Asunercept

Legal status
- Legal status: Investigational;

Identifiers
- CAS Number: 1450882-18-4;
- DrugBank: DB15160;
- UNII: F333OQQ9UV;

= Asunercept =

Asunercept (INN; development codes APG101 and CAN008) is a soluble CD95-Fc fusion protein which is in clinical development for the treatment of glioblastoma multiforme (GBM) and myelodysplastic syndromes (MDS). Asunercept has been granted orphan drug status for the treatment of GBM and MDS in the EU and the US. It has also received PRIME designation by the European Medicines Agency (EMA) for the treatment of GBM.

==Mechanism of action==
Asunercept blocks the CD95–ligand (CD95L) from binding to the CD95-receptor (CD95), which induces apoptosis. In oncology, this blockade is intended to prevent the killing of activated T cells that can be induced by tumor-associated macrophages (TAMs), endothelial cells, or fibroblasts.
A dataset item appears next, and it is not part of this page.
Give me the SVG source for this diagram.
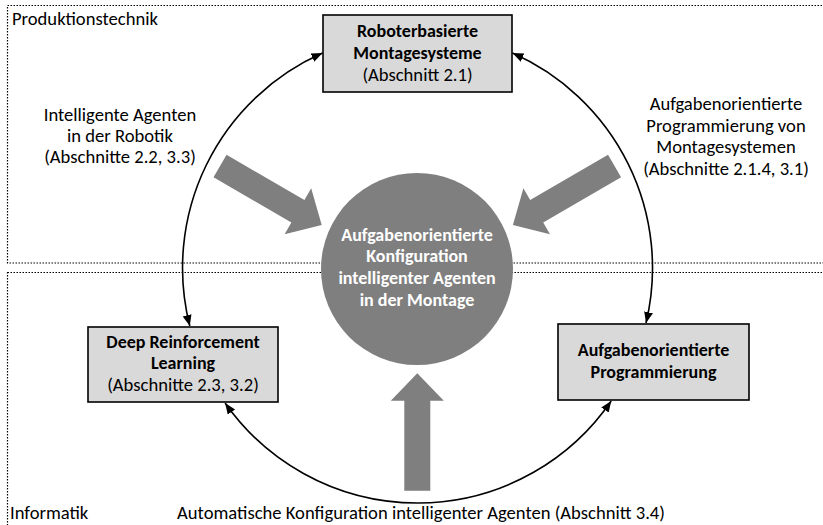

In MDS, CD95L-signaling is a negative regulator of erythrocyte production in the bone marrow and its blockade has been shown to rescue erythroid progenitors.

==Clinical development==
A randomized, double-blind, placebo-controlled phase I study to examine the safety and tolerability of asunercept has shown that it is well tolerated. The efficacy of asunercept was tested in a phase II randomized controlled trial for patients with GBM. A total of 83 patients with first or second relapse of GBM were enrolled in the successful proof-of-concept trial. The primary goal of doubling the number of patients reaching progression-free survival at six months (PFS6) was substantially exceeded.

Asunercept has also been successfully tested in a phase I trial to treat patients with MDS. MDS is a disease in which the bone marrow does not make enough healthy blood cells, which leads to blood cytopenias, especially anemia.